L'écran de fumée de l'«usage contrôlé»
«Le ministère du travail n’a pas compris que le CPA n'était rien d’autre que le faux nez des industriels», assène le rapport sénatorial en 2005. Le CPA aurait «enfumé» pouvoirs publics et syndicats, notamment en répandant le mythe de l'«usage contrôlé de l’amiante». Pour résumer : il suffisait d’encadrer la manipulation de l’amiante, de doter les ateliers d’aspirateurs à poussière et les ouvriers de masques pour pouvoir le travailler sans risques. Les scientifiques siégeant au Comité ignoraient visiblement tout des risques réels et de l’existence de matériaux de substitution : «A l'époque, il avait été dit [...] que l’industrie ne pouvait se passer de l’amiante, aucune solution de remplacement n'étant disponible. Aussi le comité se demandait-il s’il était possible de travailler avec de l’amiante tout en protégeant au maximum les populations exposées», a témoigné le professeur Brochard devant la mission d’information sénatoriale.

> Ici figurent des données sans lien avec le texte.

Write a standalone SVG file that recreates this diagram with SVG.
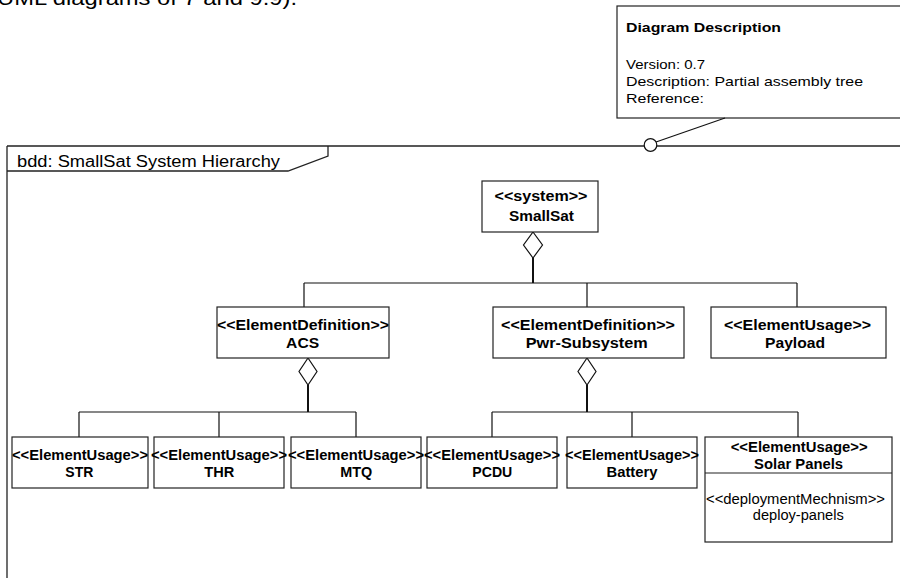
<svg xmlns="http://www.w3.org/2000/svg" width="900" height="578" viewBox="0 0 900 578">
  <style>
    .box { fill: #fff; stroke: #222; stroke-width: 1.2; }
    .frame { fill: none; stroke: #222; stroke-width: 1.3; }
    .wire { fill: none; stroke: #111; stroke-width: 1.2; }
    .stem { fill: none; stroke: #111; stroke-width: 2; }
    .agg { fill: #fff; stroke: #111; stroke-width: 1.2; }
    .t { font-family: "Liberation Sans", Arial, sans-serif; fill: #000; }
    .b { font-size: 14px; font-weight: bold; text-anchor: middle; }
    .r { font-size: 14px; text-anchor: middle; }
    .n { font-size: 13.5px; }
  </style>

  <!-- partial caption line at the top edge -->
  <text class="t" x="-3" y="5" font-size="20" textLength="300" lengthAdjust="spacingAndGlyphs">UML diagrams of 7 and 9.9).</text>

  <!-- diagram frame -->
  <g id="frame">
    <path class="frame" d="M7,146 H905 M7,146 V580"/>
    <path class="frame" d="M7,171 H288 L328,156 V146"/>
    <text class="t" x="17" y="167" font-size="16" textLength="263" lengthAdjust="spacingAndGlyphs">bdd: SmallSat System Hierarchy</text>
  </g>

  <!-- comment note -->
  <g id="note">
    <rect class="box" x="617" y="6" width="295" height="112"/>
    <text class="t n" x="626" y="32" font-size="14" font-weight="bold" textLength="155" lengthAdjust="spacingAndGlyphs">Diagram Description</text>
    <text class="t n" x="626" y="69" textLength="79" lengthAdjust="spacingAndGlyphs">Version: 0.7</text>
    <text class="t n" x="626" y="86" textLength="237" lengthAdjust="spacingAndGlyphs">Description: Partial assembly tree</text>
    <text class="t n" x="626" y="103" textLength="78" lengthAdjust="spacingAndGlyphs">Reference:</text>
  </g>

  <!-- connectors -->
  <g id="connectors">
    <!-- note anchor -->
    <path class="wire" d="M725,118 L656,142"/>
    <circle class="agg" cx="650.5" cy="145" r="6.3"/>

    <!-- SmallSat aggregation -->
    <path class="stem" d="M533,258 V283"/>
    <path class="wire" d="M304,283 H797 M304,283 V307 M587,283 V307 M797,283 V307"/>
    <polygon class="agg" points="533,232 542.5,245 533,258 523.5,245"/>

    <!-- ACS aggregation -->
    <path class="stem" d="M308,385 V412"/>
    <path class="wire" d="M79,412 H356 M79,412 V437 M219,412 V437 M356,412 V437"/>
    <polygon class="agg" points="308,358 317,371.5 308,385 299,371.5"/>

    <!-- Pwr-Subsystem aggregation -->
    <path class="stem" d="M587,385 V412"/>
    <path class="wire" d="M492,412 H798 M492,412 V437 M632,412 V437 M798,412 V437"/>
    <polygon class="agg" points="587,358 596,371.5 587,385 578,371.5"/>
  </g>

  <!-- blocks -->
  <g id="smallsat">
    <rect class="box" x="482" y="181" width="116" height="51"/>
    <text class="t b" x="541" y="201" textLength="93" lengthAdjust="spacingAndGlyphs">&lt;&lt;system&gt;&gt;</text>
    <text class="t b" x="541.5" y="221" textLength="65" lengthAdjust="spacingAndGlyphs">SmallSat</text>
  </g>

  <g id="acs">
    <rect class="box" x="217" y="307" width="172" height="51"/>
    <text class="t b" x="303" y="330" textLength="172" lengthAdjust="spacingAndGlyphs">&lt;&lt;ElementDefinition&gt;&gt;</text>
    <text class="t b" x="302.6" y="348" textLength="33" lengthAdjust="spacingAndGlyphs">ACS</text>
  </g>

  <g id="pwr-subsystem">
    <rect class="box" x="493" y="307" width="191" height="51"/>
    <text class="t b" x="588" y="330" textLength="174" lengthAdjust="spacingAndGlyphs">&lt;&lt;ElementDefinition&gt;&gt;</text>
    <text class="t b" x="586.7" y="348" textLength="122" lengthAdjust="spacingAndGlyphs">Pwr-Subsystem</text>
  </g>

  <g id="payload">
    <rect class="box" x="711" y="307" width="175" height="51"/>
    <text class="t b" x="797.5" y="330" textLength="147" lengthAdjust="spacingAndGlyphs">&lt;&lt;ElementUsage&gt;&gt;</text>
    <text class="t b" x="795" y="348" textLength="60" lengthAdjust="spacingAndGlyphs">Payload</text>
  </g>

  <g id="str">
    <rect class="box" x="12" y="437" width="136" height="51"/>
    <text class="t b" x="80" y="460" textLength="136" lengthAdjust="spacingAndGlyphs">&lt;&lt;ElementUsage&gt;&gt;</text>
    <text class="t b" x="79.3" y="477" textLength="28" lengthAdjust="spacingAndGlyphs">STR</text>
  </g>

  <g id="thr">
    <rect class="box" x="154" y="437" width="130" height="51"/>
    <text class="t b" x="219" y="460" textLength="136" lengthAdjust="spacingAndGlyphs">&lt;&lt;ElementUsage&gt;&gt;</text>
    <text class="t b" x="219.3" y="477" textLength="30" lengthAdjust="spacingAndGlyphs">THR</text>
  </g>

  <g id="mtq">
    <rect class="box" x="291" y="437" width="130" height="51"/>
    <text class="t b" x="356" y="460" textLength="136" lengthAdjust="spacingAndGlyphs">&lt;&lt;ElementUsage&gt;&gt;</text>
    <text class="t b" x="356.2" y="477" textLength="32" lengthAdjust="spacingAndGlyphs">MTQ</text>
  </g>

  <g id="pcdu">
    <rect class="box" x="427" y="437" width="130" height="51"/>
    <text class="t b" x="492" y="460" textLength="136" lengthAdjust="spacingAndGlyphs">&lt;&lt;ElementUsage&gt;&gt;</text>
    <text class="t b" x="492.3" y="477" textLength="40" lengthAdjust="spacingAndGlyphs">PCDU</text>
  </g>

  <g id="battery">
    <rect class="box" x="567" y="437" width="130" height="51"/>
    <text class="t b" x="632" y="460" textLength="134" lengthAdjust="spacingAndGlyphs">&lt;&lt;ElementUsage&gt;&gt;</text>
    <text class="t b" x="632" y="477" textLength="51" lengthAdjust="spacingAndGlyphs">Battery</text>
  </g>

  <g id="solar-panels">
    <rect class="box" x="705" y="437" width="187" height="105"/>
    <path class="box" d="M705,473 H892"/>
    <text class="t b" x="799.2" y="452" textLength="137" lengthAdjust="spacingAndGlyphs">&lt;&lt;ElementUsage&gt;&gt;</text>
    <text class="t b" x="798.6" y="468.5" textLength="89" lengthAdjust="spacingAndGlyphs">Solar Panels</text>
    <text class="t r" x="795.5" y="504" textLength="179" lengthAdjust="spacingAndGlyphs">&lt;&lt;deploymentMechnism&gt;&gt;</text>
    <text class="t r" x="798.3" y="520" textLength="91" lengthAdjust="spacingAndGlyphs">deploy-panels</text>
  </g>
</svg>
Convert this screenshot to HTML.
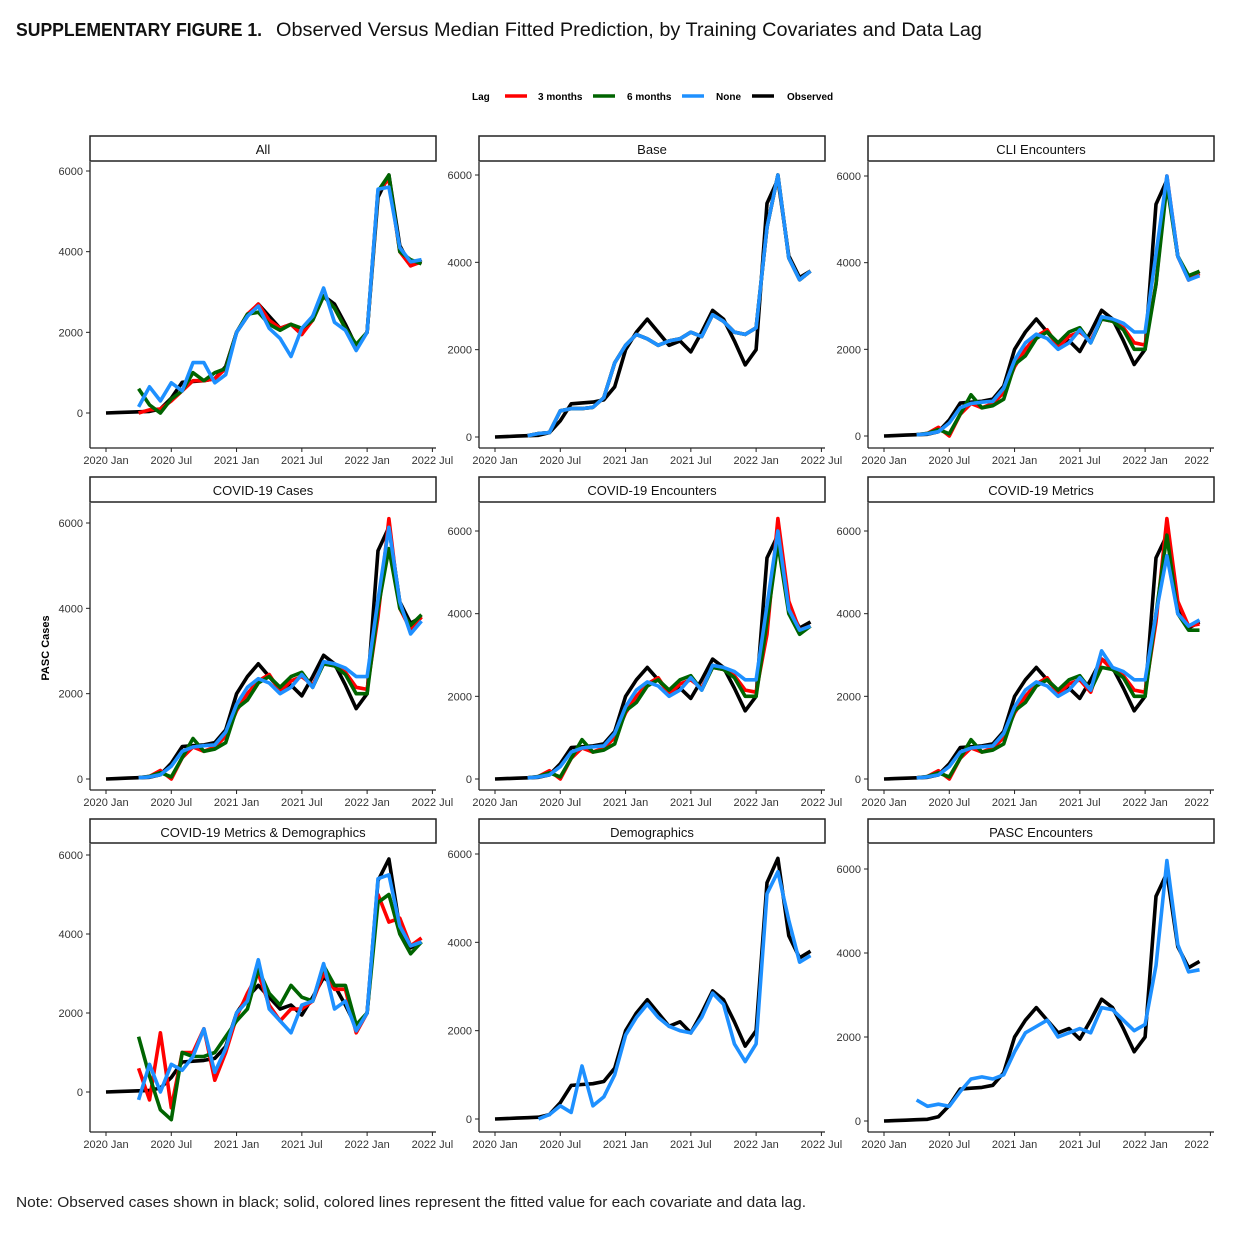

Un exemple parmi d’autres de la stupéfiante capacité de manipulation du CPA : En 1986, l’Environmental Protection Agency (EPA), l’agence de l’environnement américaine, propose d’interdire aux Etats-Unis l’usage de l’amiante. Levée de boucliers des industriels américains, immédiatement relayés par leurs homologues en Europe. Illico, comme le montrent les comptes-rendus des réunions, le CPA s’interroge sur la manière de réagir à l'étude américaine, dont «les conclusions sont tellement incertaines qu’on ne peut leur accorder de crédibilité». Le CPA rédige une note d’orientation qui accompagne le rapport de son groupe de travail scientifique. Et transmet tous ces documents aux ministres français de l’Industrie, du Travail, de la Santé et de l’Environnement afin qu’ils les remettent à... l’EPA et au gouvernement américain. L’Etat français se fait alors courroie de transmission au service du lobby de l’amiante.